If we depend on others to make everything for us, we’re at their mercy. We’re not really alive in certain ways. Of course, our economy venerates perpetual growth and perpetual growth requires spending and consumption, so my predicament, I’m sure, is not so uncommon.But that’s no excuse. I should be self-sufficient enough that I don’t have to frivolously spend money to replace a perfectly good and useful device.
He is talking about his trusty bathroom scale that had journeyed with him through his weight loss and health enlightenment. It had a seemingly small failure, a faulty foot, but nonetheless needed to be replaced.
We have all been through the feelings of a trusted possession failing us. It can almost feel as if an old friend has betrayed your trust and abandoned you before its time. There is a feeling of helplessness that comes with being unable to repair the damage done by years of use.
Even when we have the time to repair something, we can be our own worst enemies as Patrick Rhone writes in When Friction is Fiction.
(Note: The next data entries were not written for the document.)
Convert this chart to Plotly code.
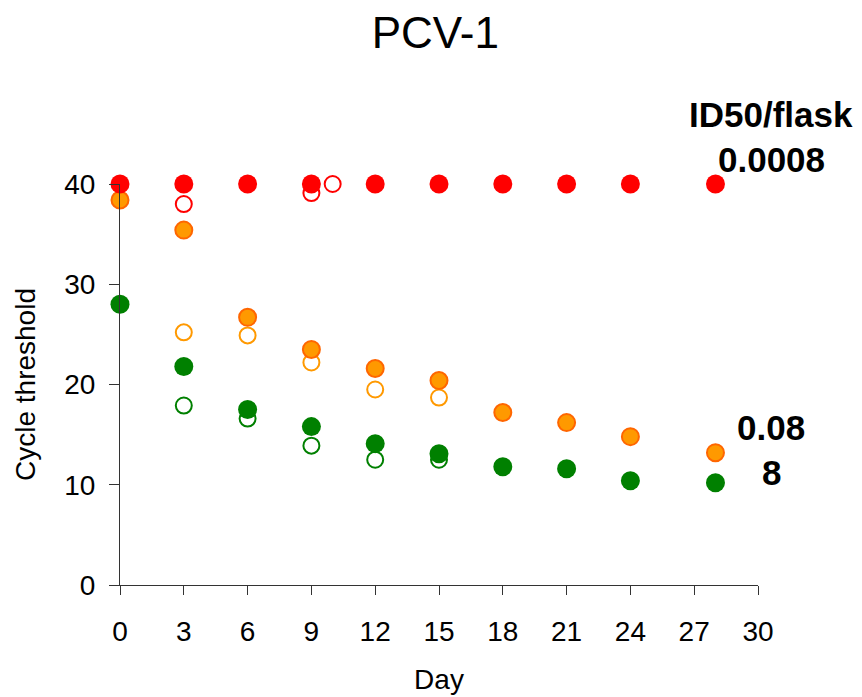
import plotly.graph_objects as go

# Days
days_full = [0, 3, 6, 9, 12, 15, 18, 21, 24, 28]
days_open = [3, 6, 9, 12, 15]

# ID50/flask 0.0008 (red)
red_filled = [40, 40, 40, 40, 40, 40, 40, 40, 40, 40]
red_open_days = [3, 9, 10]
red_open = [38.0, 39.1, 40.0]

# ID50/flask 0.08 (orange)
orange_filled = [38.4, 35.4, 26.7, 23.5, 21.6, 20.4, 17.2, 16.2, 14.8, 13.2]
orange_open = [25.2, 24.9, 22.2, 19.5, 18.7]

# ID50/flask 8 (green)
green_filled = [28.0, 21.8, 17.5, 15.8, 14.1, 13.1, 11.8, 11.6, 10.4, 10.2]
green_open = [17.9, 16.6, 13.9, 12.5, 12.5]

x_ticks = [0, 3, 6, 9, 12, 15, 18, 21, 24, 27, 30]
y_ticks = [0, 10, 20, 30, 40]

RED = "#FF0000"
ORANGE = "#FF9900"
ORANGE_EDGE = "#FF6600"
GREEN = "#008000"

fig = go.Figure()

def open_trace(x, y, color):
    fig.add_trace(go.Scatter(
        x=x, y=y, mode="markers", cliponaxis=False, showlegend=False,
        marker=dict(symbol="circle", size=16, color="white",
                    line=dict(color=color, width=2))))

def filled_trace(x, y, color, edge=None):
    fig.add_trace(go.Scatter(
        x=x, y=y, mode="markers", cliponaxis=False, showlegend=False,
        marker=dict(symbol="circle", size=17 if edge else 19, color=color,
                    line=dict(color=edge or color, width=2 if edge else 0))))

open_trace(days_open, green_open, GREEN)
open_trace(days_open, orange_open, ORANGE)
open_trace(red_open_days, red_open, RED)
filled_trace(days_full, green_filled, GREEN)
filled_trace(days_full, orange_filled, ORANGE, ORANGE_EDGE)
filled_trace(days_full, red_filled, RED)

font_family = "Liberation Sans, Arial, sans-serif"

annots = [
    ("ID50/flask", 115),
    ("0.0008", 160),
    ("0.08", 427),
    ("8", 472),
]
for text, ypix in annots:
    fig.add_annotation(
        text="<b>%s</b>" % text, xref="paper", yref="paper",
        x=(771 - 120) / (758 - 120), y=(585 - ypix) / (585 - 184),
        xanchor="center", yanchor="middle", showarrow=False,
        font=dict(family=font_family, size=35, color="black"))

fig.update_layout(
    width=862, height=697,
    margin=dict(l=120, r=104, t=184, b=112, autoexpand=False),
    paper_bgcolor="white", plot_bgcolor="white",
    font=dict(family=font_family, color="black"),
    title=dict(text="PCV-1", x=0.505, xref="container", xanchor="center",
               y=1 - 33 / 697, yref="container", yanchor="middle",
               font=dict(size=44, family=font_family, color="black")),
    xaxis=dict(range=[0, 30], tickvals=x_ticks, showgrid=False, zeroline=False,
               automargin=False,
               showline=True, linecolor="#333333", linewidth=1,
               ticks="outside", ticklen=9, tickcolor="#333333",
               tickfont=dict(size=28), ticklabelstandoff=12,
               title=dict(text="Day", font=dict(size=28), standoff=23)),
    yaxis=dict(range=[0, 40], tickvals=y_ticks, showgrid=False, zeroline=False,
               automargin=False,
               showline=True, linecolor="#333333", linewidth=1,
               ticks="outside", ticklen=10, tickcolor="#333333",
               tickfont=dict(size=28), ticklabelstandoff=8,
               title=dict(text="Cycle threshold", font=dict(size=28), standoff=20)),
)

fig.write_html("out.html")
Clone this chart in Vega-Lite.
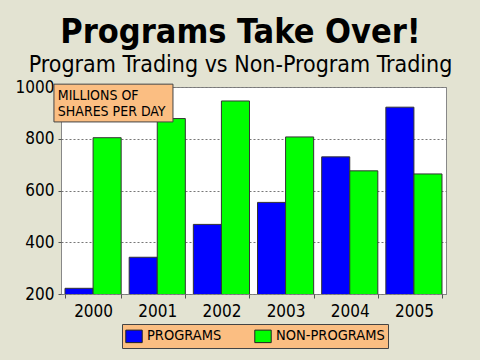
{
  "$schema": "https://vega.github.io/schema/vega-lite/v6.json",
  "width": 385,
  "height": 207,
  "autosize": "none",
  "padding": {"left": 61, "top": 87, "right": 34, "bottom": 66},
  "background": "#e3e3d2",
  "title": {
    "text": "Programs Take Over!",
    "subtitle": "Program Trading vs Non-Program Trading",
    "anchor": "middle",
    "frame": "group",
    "dx": -13,
    "font": "DejaVu Sans Condensed",
    "fontSize": 34,
    "fontWeight": "bold",
    "color": "black",
    "subtitleFont": "DejaVu Sans Condensed",
    "subtitleFontSize": 23,
    "subtitleColor": "black",
    "subtitlePadding": 4,
    "offset": 1
  },
  "config": {
    "font": "DejaVu Sans Condensed",
    "view": {"fill": "white", "stroke": "#888888", "strokeWidth": 1}
  },
  "layer": [
    {
      "data": {
        "values": [
          {"year": "2000", "series": "PROGRAMS", "value": 222},
          {"year": "2000", "series": "NON-PROGRAMS", "value": 804},
          {"year": "2001", "series": "PROGRAMS", "value": 342},
          {"year": "2001", "series": "NON-PROGRAMS", "value": 878},
          {"year": "2002", "series": "PROGRAMS", "value": 469},
          {"year": "2002", "series": "NON-PROGRAMS", "value": 946},
          {"year": "2003", "series": "PROGRAMS", "value": 554},
          {"year": "2003", "series": "NON-PROGRAMS", "value": 807},
          {"year": "2004", "series": "PROGRAMS", "value": 730},
          {"year": "2004", "series": "NON-PROGRAMS", "value": 676},
          {"year": "2005", "series": "PROGRAMS", "value": 922},
          {"year": "2005", "series": "NON-PROGRAMS", "value": 664}
        ]
      },
      "mark": {"type": "bar", "stroke": "#333333", "strokeWidth": 1, "clip": true},
      "encoding": {
        "x": {
          "field": "year",
          "type": "nominal",
          "scale": {"paddingInner": 0.125, "paddingOuter": 0.0625},
          "axis": {
            "title": null,
            "labelAngle": 0,
            "labelFontSize": 17,
            "labelColor": "black",
            "labelPadding": 5,
            "tickBand": "extent",
            "tickSize": 4,
            "tickColor": "#555555",
            "domain": false,
            "grid": false
          }
        },
        "xOffset": {"field": "series", "sort": ["PROGRAMS", "NON-PROGRAMS"]},
        "y": {
          "field": "value",
          "type": "quantitative",
          "scale": {"domain": [200, 1000], "nice": false, "zero": false},
          "axis": {
            "title": null,
            "values": [200, 400, 600, 800, 1000],
            "format": "d",
            "labelFontSize": 17,
            "labelColor": "black",
            "labelPadding": 4,
            "tickSize": 3,
            "tickColor": "#555555",
            "domain": false,
            "grid": true,
            "gridColor": "#777777",
            "gridDash": [2, 2],
            "gridWidth": 1
          }
        },
        "color": {
          "field": "series",
          "type": "nominal",
          "sort": ["PROGRAMS", "NON-PROGRAMS"],
          "scale": {"domain": ["PROGRAMS", "NON-PROGRAMS"], "range": ["#0000ff", "#00ff00"]},
          "legend": {
            "title": null,
            "orient": "none",
            "legendX": 61,
            "legendY": 237,
            "direction": "horizontal",
            "fillColor": "#fbbe82",
            "strokeColor": "#444444",
            "padding": 3,
            "symbolType": "M-1,-0.76H1V0.76H-1Z",
            "symbolSize": 270,
            "symbolStrokeColor": "#222222",
            "symbolStrokeWidth": 1,
            "symbolOpacity": 1,
            "labelFontSize": 14.5,
            "labelColor": "black",
            "labelOffset": 4,
            "columnPadding": 30
          }
        }
      }
    },
    {
      "data": {"values": [{"label": "MILLIONS OF\nSHARES PER DAY"}]},
      "layer": [
        {
          "mark": {"type": "rect", "fill": "#fbbe82", "stroke": "#444444", "strokeWidth": 1, "clip": false},
          "encoding": {
            "x": {"datum": -0.11, "type": "quantitative", "scale": {"domain": [0, 6], "nice": false, "zero": false}, "axis": null},
            "x2": {"datum": 1.745},
            "y": {"datum": 1011, "type": "quantitative"},
            "y2": {"datum": 865}
          }
        },
        {
          "mark": {"type": "text", "align": "left", "baseline": "alphabetic", "fontSize": 14, "lineHeight": 16, "lineBreak": "\n", "color": "black", "clip": false},
          "encoding": {
            "x": {"datum": -0.05, "type": "quantitative"},
            "y": {"datum": 950, "type": "quantitative"},
            "text": {"field": "label"}
          }
        }
      ]
    }
  ],
  "resolve": {"scale": {"x": "independent"}, "axis": {"x": "independent"}}
}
All that angst. All of that procrastination. Moot! Did not need to happen. Instead of digging in right away when I got the grill and spending twenty minutes to discover this fix, I spent five to write it off for a month to still spend the twenty I would have anyway. I felt kinda stupid actually. Probably deservedly so.
He had received a broken grill with the necessary parts to repair it and put it off for months because of the perceived time and effort it would take to repair. And in the end, the time spent worrying was a mental block as the repair was even easier than originally thought.
This has got me thinking about the nature of what I rely on and who I am really relying on. What happens when it breaks? Can it be fixed? Do I have to buy a new one? What if the one I like is no longer made?
Life has taught me things will break. It’s not if they will break but when. Everything breaks down eventually. Even when cared for, everything eventually wears out. It is only a matter of time.
When that time comes, what happens next?